BURLINGTON, Vt.—Guest speakers brought in by a group opposed to same-sex marriage got an earful from an audience mostly sympathetic to that idea.

The Vermont Marriage Advisory Council, a newly formed group based in Rutland, organized Saturday's event at the University of Vermont and brought in speakers from two national groups opposed to same-sex marriage.

"Marriage is a vital social institution," Monte Stewart of the Utah-based Marriage Law Foundation told about 100 people gathered at UVM's Davis Center. "There's a reason that marriage as an institution is virtually universal around the world."

He argued that "genderless marriage," which could unite any two people, would cause a decline in the family unit and be harmful for children.

"Marriage can be the union between man and woman or it can be the union of any two people," Stewart said. "Vermont cannot have both."

Patrick Fagan, a senior fellow at the conservative Family Research Council in Washington, D.C., listed statistics that he said showed the most "competent and confident" children are born of traditional marriages.

Many in the audience disagreed.

"It's nonsensical that marriage can't have multiple meanings," Paul Deslandes of Burlington told Stewart and Fagan. "That's simply scare tactics."

A spokesman for the Vermont Marriage Advisory Council said the group was formed as a counter to what it sees as a pro-gay-marriage bias on a legislative task force studying the issue, the Vermont Commission on Family Recognition and Protection.

"We're trying to deliver educational information that is either being forgotten or avoided in the public debate," said Steve Cable, the Marriage Advisory Council spokesman.

The legislative task force is expected to report in April to lawmakers, who will then consider whether Vermont should move beyond its current law allowing civil unions for same-sex couples to full marriage.

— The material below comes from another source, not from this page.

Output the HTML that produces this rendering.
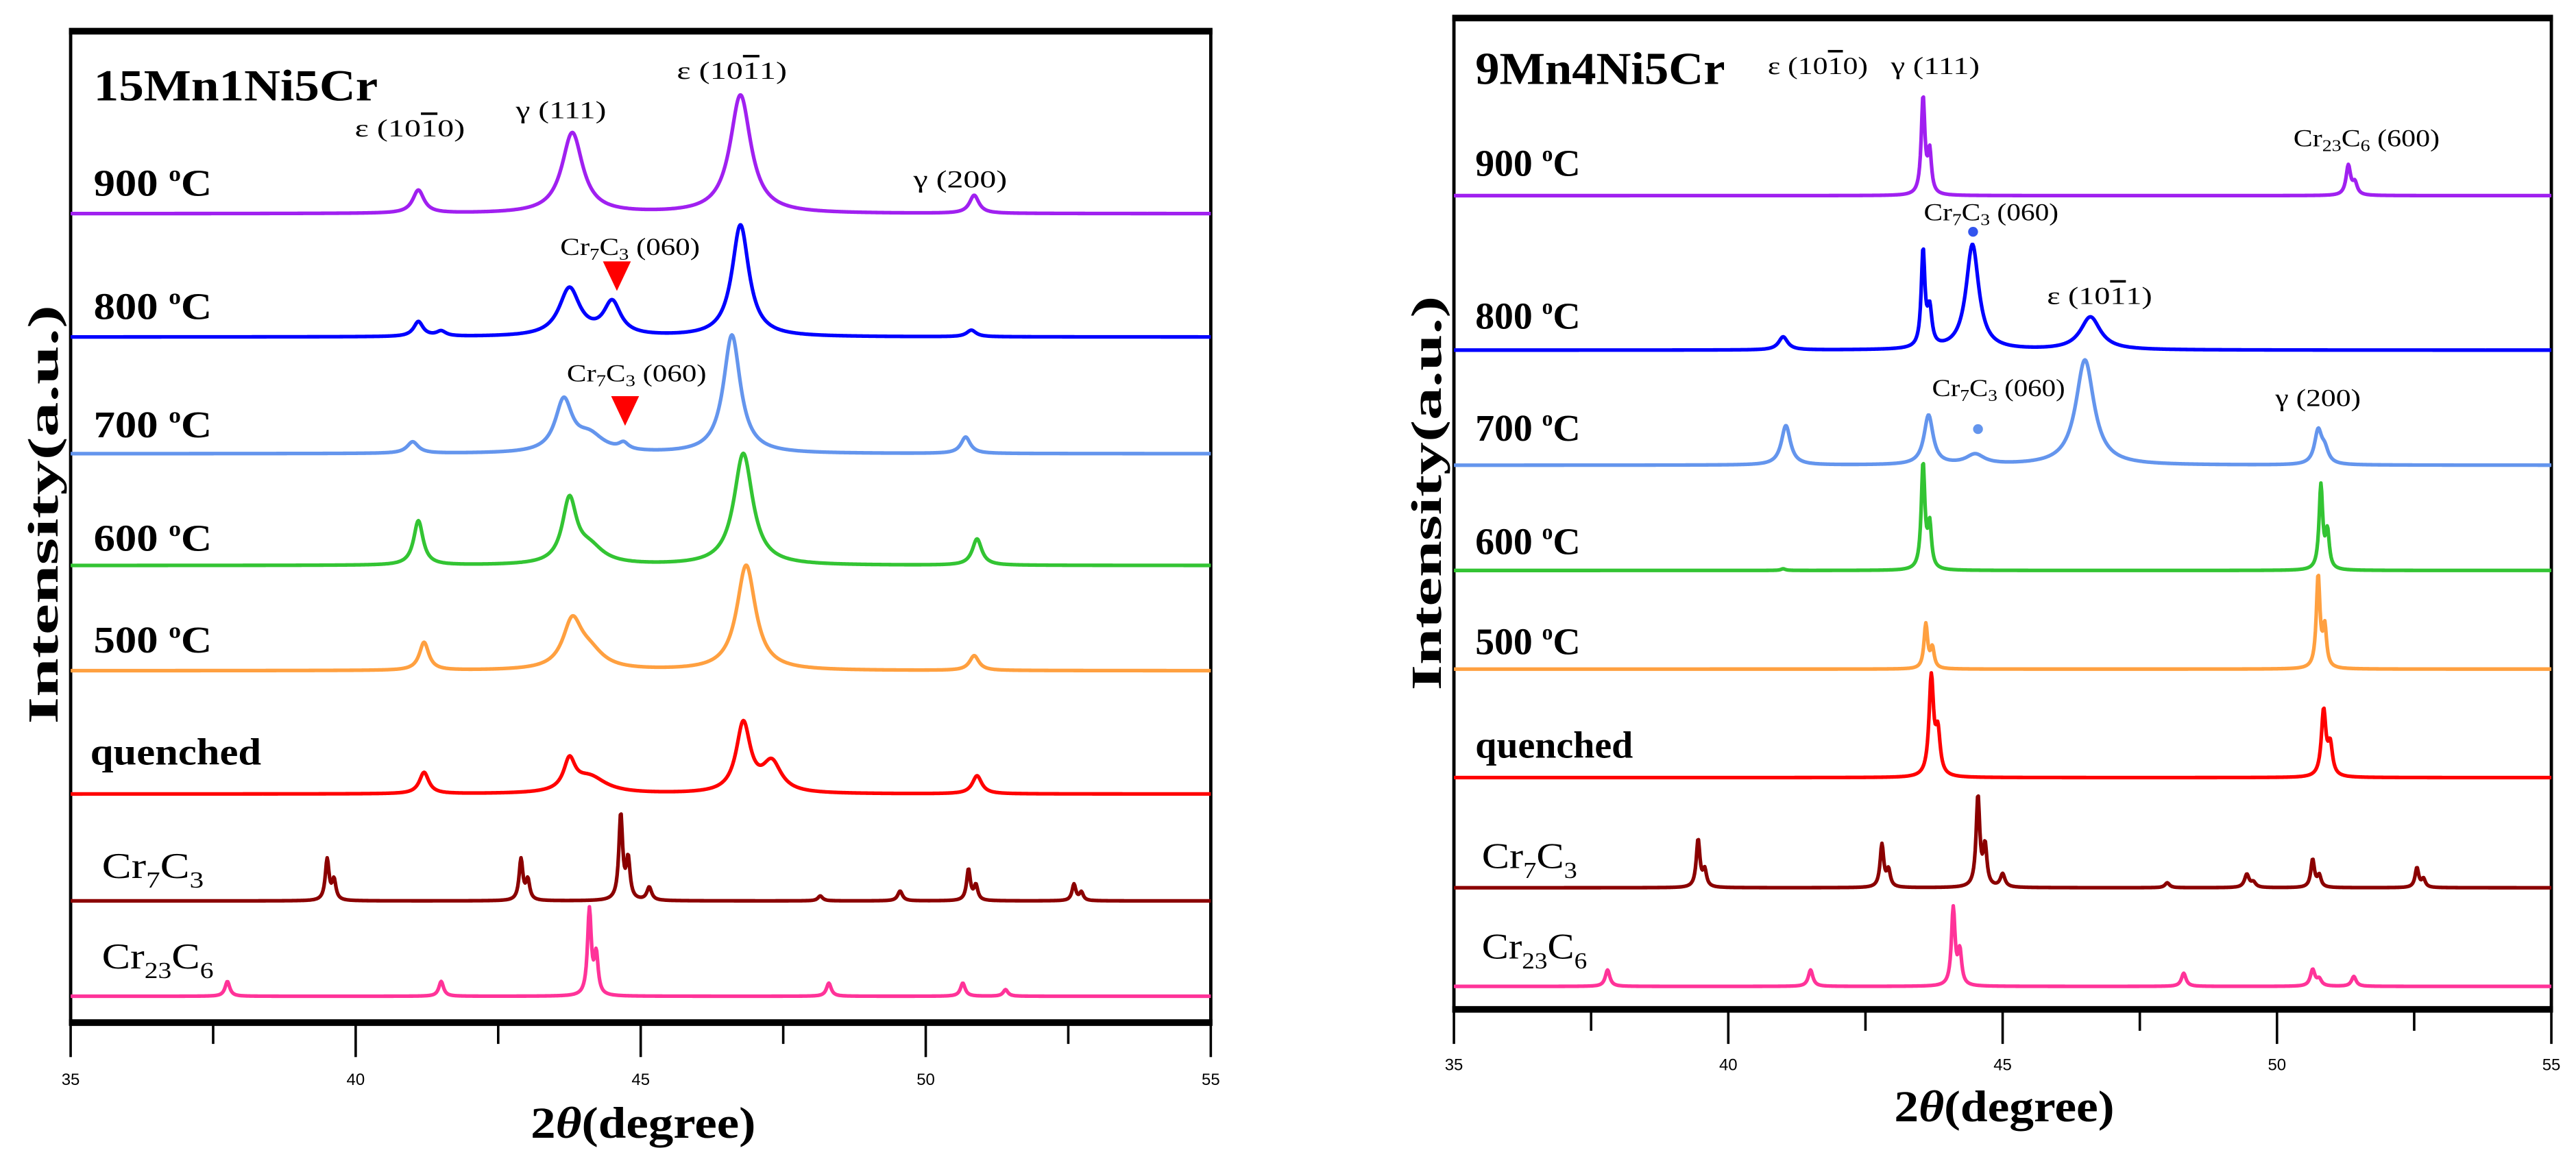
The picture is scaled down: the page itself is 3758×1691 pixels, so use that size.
<!DOCTYPE html>
<html><head><meta charset="utf-8"><style>
html,body{margin:0;padding:0;background:#fff;}
svg{display:block;}
text{font-family:"Liberation Serif",serif;fill:#000;}
.lbl{font-weight:bold;font-size:23px;}
.pk{font-size:15px;}
.tk{font-family:"Liberation Sans",sans-serif;font-size:10px;}
</style></head><body>
<svg id="fig" width="3758" height="1691" viewBox="0 0 1568 705" preserveAspectRatio="none" xmlns="http://www.w3.org/2000/svg">
<g id="left"></g>
<g id="right"></g>
</svg>
<script>
// ---- data: peak positions (2θ), heights (a.u.), half widths (deg) ----
const seriesNames = ["900 °C","800 °C","700 °C","600 °C","500 °C","quenched","Cr7C3","Cr23C6"];
const seriesColors = ["#a020f0","#0000ff","#6495ed","#33c433","#ffa040","#ff0000","#8b0000","#ff3399"];
const xTicks = [35,40,45,50,55];
const xMinor = [37.5,42.5,47.5,52.5];

// left panel (15Mn1Ni5Cr)
const L900pos=[41.1,43.8,46.75,50.85], L900h=[14,49,72,11], L900w=[0.12,0.22,0.22,0.1];
const L800pos=[41.1,41.5,43.75,44.5,46.75,50.8], L800h=[9,3,29,20,68,4], L800w=[0.1,0.1,0.22,0.18,0.18,0.1];
const L700pos=[41.0,43.65,44.1,44.7,46.6,50.7], L700h=[7,31,10,4,72,10], L700w=[0.12,0.18,0.3,0.1,0.18,0.1];
const L600pos=[41.1,43.75,44.1,46.8,50.9], L600h=[27,38,10,68,16], L600w=[0.1,0.15,0.3,0.2,0.1];
const L500pos=[41.2,43.8,44.1,46.85,50.85], L500h=[17,28,10,64,9], L500w=[0.1,0.2,0.3,0.2,0.1];
const LQpos=[41.2,43.75,44.1,46.8,47.3,50.9], LQh=[13,18,10,42,18,11], LQw=[0.1,0.12,0.35,0.15,0.2,0.1];
const LC7pos=[39.5,39.62,42.9,43.02,44.65,44.78,45.15,48.15,49.55,50.75,50.88,52.6,52.73], LC7h=[25,12,25,12,52,24,8,3,6,19,9,10,5], LC7w=[0.04,0.04,0.04,0.04,0.04,0.04,0.05,0.05,0.05,0.04,0.04,0.04,0.04];
const LC23pos=[37.75,41.5,44.1,44.22,48.3,50.65,51.4], LC23h=[9,9,52,24,8,8,4], LC23w=[0.05,0.05,0.04,0.04,0.05,0.05,0.05];

// right panel (9Mn4Ni5Cr)
const R900pos=[43.55,43.67,51.3,51.42], R900h=[59,25,18,7], R900w=[0.04,0.04,0.05,0.05];
const R800pos=[41.0,43.55,43.67,44.45,46.6], R800h=[8,58,22,64,20], R800w=[0.1,0.04,0.05,0.14,0.22];
const R700pos=[41.05,43.65,44.5,46.5,50.75,50.87], R700h=[24,30,6,64,20,8], R700w=[0.1,0.1,0.2,0.2,0.08,0.08];
const R600pos=[41.0,43.55,43.67,50.8,50.92], R600h=[1,64,26,51,22], R600w=[0.05,0.04,0.04,0.04,0.04];
const R500pos=[43.6,43.72,50.75,50.87], R500h=[27,12,56,24], R500w=[0.04,0.04,0.04,0.04];
const RQpos=[43.7,43.82,50.85,50.97], RQh=[60,25,40,18], RQw=[0.05,0.05,0.05,0.05];
const RC7pos=[39.45,39.57,42.8,42.92,44.55,44.68,45.0,48.0,49.45,49.57,50.65,50.77,52.55,52.67], RC7h=[29,10,26,10,55,24,8,3,8,3,17,7,12,5], RC7w=[0.04,0.04,0.04,0.04,0.04,0.04,0.05,0.05,0.05,0.05,0.04,0.04,0.04,0.04];
const RC23pos=[37.8,41.5,44.1,44.22,48.3,50.65,50.77,51.4], RC23h=[10,10,47,20,8,10,4,6], RC23w=[0.05,0.05,0.04,0.04,0.05,0.05,0.05,0.05];

const leftSeries=[[L900pos,L900h,L900w],[L800pos,L800h,L800w],[L700pos,L700h,L700w],[L600pos,L600h,L600w],[L500pos,L500h,L500w],[LQpos,LQh,LQw],[LC7pos,LC7h,LC7w],[LC23pos,LC23h,LC23w]];
const rightSeries=[[R900pos,R900h,R900w],[R800pos,R800h,R800w],[R700pos,R700h,R700w],[R600pos,R600h,R600w],[R500pos,R500h,R500w],[RQpos,RQh,RQw],[RC7pos,RC7h,RC7w],[RC23pos,RC23h,RC23w]];

const NS="http://www.w3.org/2000/svg";
function mk(tag,attrs,parent){const e=document.createElementNS(NS,tag);for(const k in attrs)e.setAttribute(k,attrs[k]);parent.appendChild(e);return e;}

function drawPanel(g,cfg,series){
  const xS=v=>cfg.x0+(v-35)/(55-35)*(cfg.x1-cfg.x0);
  let r=mk('rect',{x:cfg.x0,y:cfg.top,width:cfg.x1-cfg.x0,height:cfg.bot-cfg.top,fill:'none',stroke:'#000','stroke-width':2},g);
  
  
  let t=mk('line',{x1:cfg.x0-1,x2:cfg.x1+1,y1:cfg.top+1,y2:cfg.top+1,stroke:'#000','stroke-width':4},g);
  
  
  let b=mk('line',{x1:cfg.x0-1,x2:cfg.x1+1,y1:cfg.bot-1,y2:cfg.bot-1,stroke:'#000','stroke-width':4},g);
  
  
  xTicks.forEach(v=>{
    const l=mk('line',{x1:xS(v),x2:xS(v),y1:cfg.bot,y2:cfg.bot+20,stroke:'#000','stroke-width':1.5},g);
    
    
    const tx=mk('text',{x:xS(v),y:cfg.tickY,'text-anchor':'middle',class:'tk'},g);
    tx.textContent=v;
    
    
  });
  xMinor.forEach(v=>{
    const l=mk('line',{x1:xS(v),x2:xS(v),y1:cfg.bot,y2:cfg.bot+12,stroke:'#000','stroke-width':1.5},g);
    
    
  });
  series.forEach((s,i)=>{
    const [pos,h,w]=s; const base=cfg.bases[i];
    const yS=v=>base-v;
    let d='';
    for(let k=0;k<=1400;k++){
      const x=35+20*k/1400; let y=0;
      for(let j=0;j<pos.length;j++){const u=(x-pos[j])/w[j]; y+=h[j]/(1+u*u);}
      d+=(k?'L':'M')+xS(x).toFixed(2)+' '+yS(y).toFixed(2);
    }
    const p=mk('path',{d:d,fill:'none',stroke:seriesColors[i],'stroke-width':2.2,'stroke-linejoin':'round'},g);
    
    
  });
}

drawPanel(document.getElementById('left'),{x0:43,x1:737,top:18,bot:623,tickY:660,bases:[130,205,276,344,408,483,548,606]},leftSeries);
drawPanel(document.getElementById('right'),{x0:885,x1:1553,top:10,bot:615,tickY:651,bases:[119,213,283,347,407,473,540,600]},rightSeries);
</script>
<svg style="position:absolute;left:0;top:0" width="3758" height="1691" viewBox="0 0 1568 705" preserveAspectRatio="none" xmlns="http://www.w3.org/2000/svg">
<g font-family="Liberation Serif, serif">
<text x="57" y="61" font-size="27" font-weight="bold" textLength="173" lengthAdjust="spacingAndGlyphs">15Mn1Ni5Cr</text>
<text x="57" y="119" class="lbl" textLength="72" lengthAdjust="spacingAndGlyphs">900 <tspan font-size="13" dy="-9">o</tspan><tspan dy="9">C</tspan></text>
<text x="57" y="194" class="lbl" textLength="72" lengthAdjust="spacingAndGlyphs">800 <tspan font-size="13" dy="-9">o</tspan><tspan dy="9">C</tspan></text>
<text x="57" y="266" class="lbl" textLength="72" lengthAdjust="spacingAndGlyphs">700 <tspan font-size="13" dy="-9">o</tspan><tspan dy="9">C</tspan></text>
<text x="57" y="335" class="lbl" textLength="72" lengthAdjust="spacingAndGlyphs">600 <tspan font-size="13" dy="-9">o</tspan><tspan dy="9">C</tspan></text>
<text x="57" y="397" class="lbl" textLength="72" lengthAdjust="spacingAndGlyphs">500 <tspan font-size="13" dy="-9">o</tspan><tspan dy="9">C</tspan></text>
<text x="55" y="465" class="lbl" textLength="104" lengthAdjust="spacingAndGlyphs">quenched</text>
<text x="62" y="534" font-size="22" textLength="62" lengthAdjust="spacingAndGlyphs">Cr<tspan font-size="14" dy="6">7</tspan><tspan dy="-6">C</tspan><tspan font-size="14" dy="6">3</tspan></text>
<text x="62" y="589" font-size="22" textLength="68" lengthAdjust="spacingAndGlyphs">Cr<tspan font-size="14" dy="6">23</tspan><tspan dy="-6">C</tspan><tspan font-size="14" dy="6">6</tspan></text>
<text x="216" y="83" class="pk" textLength="67" lengthAdjust="spacingAndGlyphs">ε (10<tspan text-decoration="overline">1</tspan>0)</text>
<text x="314" y="72" class="pk" textLength="55" lengthAdjust="spacingAndGlyphs">γ (111)</text>
<text x="412" y="48" class="pk" textLength="67" lengthAdjust="spacingAndGlyphs">ε (10<tspan text-decoration="overline">1</tspan>1)</text>
<text x="556" y="114" class="pk" textLength="57" lengthAdjust="spacingAndGlyphs">γ (200)</text>
<text x="341" y="155" class="pk" textLength="85" lengthAdjust="spacingAndGlyphs">Cr<tspan font-size="10" dy="3">7</tspan><tspan dy="-3">C</tspan><tspan font-size="10" dy="3">3</tspan><tspan dy="-3"> (060)</tspan></text>
<polygon points="367,159 384,159 375.5,177" fill="#ff0000"/>
<text x="345" y="232" class="pk" textLength="85" lengthAdjust="spacingAndGlyphs">Cr<tspan font-size="10" dy="3">7</tspan><tspan dy="-3">C</tspan><tspan font-size="10" dy="3">3</tspan><tspan dy="-3"> (060)</tspan></text>
<polygon points="372,241 389,241 380.5,259" fill="#ff0000"/>
<text transform="translate(35,313) rotate(-90)" text-anchor="middle" font-size="26" font-weight="bold" textLength="255" lengthAdjust="spacingAndGlyphs">Intensity(a.u.)</text>
<text x="323" y="692" font-size="27" font-weight="bold" textLength="137" lengthAdjust="spacingAndGlyphs">2<tspan font-style="italic">θ</tspan>(degree)</text>

<text x="898" y="51" font-size="28" font-weight="bold" textLength="152" lengthAdjust="spacingAndGlyphs">9Mn4Ni5Cr</text>
<text x="898" y="107" class="lbl" textLength="64" lengthAdjust="spacingAndGlyphs">900 <tspan font-size="13" dy="-9">o</tspan><tspan dy="9">C</tspan></text>
<text x="898" y="200" class="lbl" textLength="64" lengthAdjust="spacingAndGlyphs">800 <tspan font-size="13" dy="-9">o</tspan><tspan dy="9">C</tspan></text>
<text x="898" y="268" class="lbl" textLength="64" lengthAdjust="spacingAndGlyphs">700 <tspan font-size="13" dy="-9">o</tspan><tspan dy="9">C</tspan></text>
<text x="898" y="337" class="lbl" textLength="64" lengthAdjust="spacingAndGlyphs">600 <tspan font-size="13" dy="-9">o</tspan><tspan dy="9">C</tspan></text>
<text x="898" y="398" class="lbl" textLength="64" lengthAdjust="spacingAndGlyphs">500 <tspan font-size="13" dy="-9">o</tspan><tspan dy="9">C</tspan></text>
<text x="898" y="461" class="lbl" textLength="96" lengthAdjust="spacingAndGlyphs">quenched</text>
<text x="902" y="528" font-size="22" textLength="58" lengthAdjust="spacingAndGlyphs">Cr<tspan font-size="14" dy="6">7</tspan><tspan dy="-6">C</tspan><tspan font-size="14" dy="6">3</tspan></text>
<text x="902" y="583" font-size="22" textLength="64" lengthAdjust="spacingAndGlyphs">Cr<tspan font-size="14" dy="6">23</tspan><tspan dy="-6">C</tspan><tspan font-size="14" dy="6">6</tspan></text>
<text x="1076" y="45" class="pk" textLength="61" lengthAdjust="spacingAndGlyphs">ε (10<tspan text-decoration="overline">1</tspan>0)</text>
<text x="1151" y="45" class="pk" textLength="54" lengthAdjust="spacingAndGlyphs">γ (111)</text>
<text x="1396" y="89" class="pk" textLength="89" lengthAdjust="spacingAndGlyphs">Cr<tspan font-size="10" dy="3">23</tspan><tspan dy="-3">C</tspan><tspan font-size="10" dy="3">6</tspan><tspan dy="-3"> (600)</tspan></text>
<text x="1171" y="134" class="pk" textLength="82" lengthAdjust="spacingAndGlyphs">Cr<tspan font-size="10" dy="3">7</tspan><tspan dy="-3">C</tspan><tspan font-size="10" dy="3">3</tspan><tspan dy="-3"> (060)</tspan></text>
<circle cx="1201" cy="141" r="3" fill="#3355ee"/>
<text x="1246" y="185" class="pk" textLength="64" lengthAdjust="spacingAndGlyphs">ε (10<tspan text-decoration="overline">1</tspan>1)</text>
<text x="1176" y="241" class="pk" textLength="81" lengthAdjust="spacingAndGlyphs">Cr<tspan font-size="10" dy="3">7</tspan><tspan dy="-3">C</tspan><tspan font-size="10" dy="3">3</tspan><tspan dy="-3"> (060)</tspan></text>
<circle cx="1204" cy="261" r="3" fill="#6495ed"/>
<text x="1385" y="247" class="pk" textLength="52" lengthAdjust="spacingAndGlyphs">γ (200)</text>
<text transform="translate(877,300) rotate(-90)" text-anchor="middle" font-size="26" font-weight="bold" textLength="240" lengthAdjust="spacingAndGlyphs">Intensity(a.u.)</text>
<text x="1153" y="682" font-size="27" font-weight="bold" textLength="134" lengthAdjust="spacingAndGlyphs">2<tspan font-style="italic">θ</tspan>(degree)</text>
</g>
</svg>
</body></html>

Responding to controversy on campus caused by the appearance of Cable's group, UVM President Daniel Fogel issued a letter to the campus on Friday saying he had "deep empathy for those who are affronted by the ideas and positions opposing gay marriage," but added that the university cannot "practice selective exclusion of certain points of view."

Dot Brauer, director of the campus Lesbian, Gay, Bisexual, Transgender, Questioning and Allied Services, said some on campus had "strong feelings" about having the event take place at UVM. But she added, "It's consistent with the principle that in a free society you support the expression of opposing views," she said.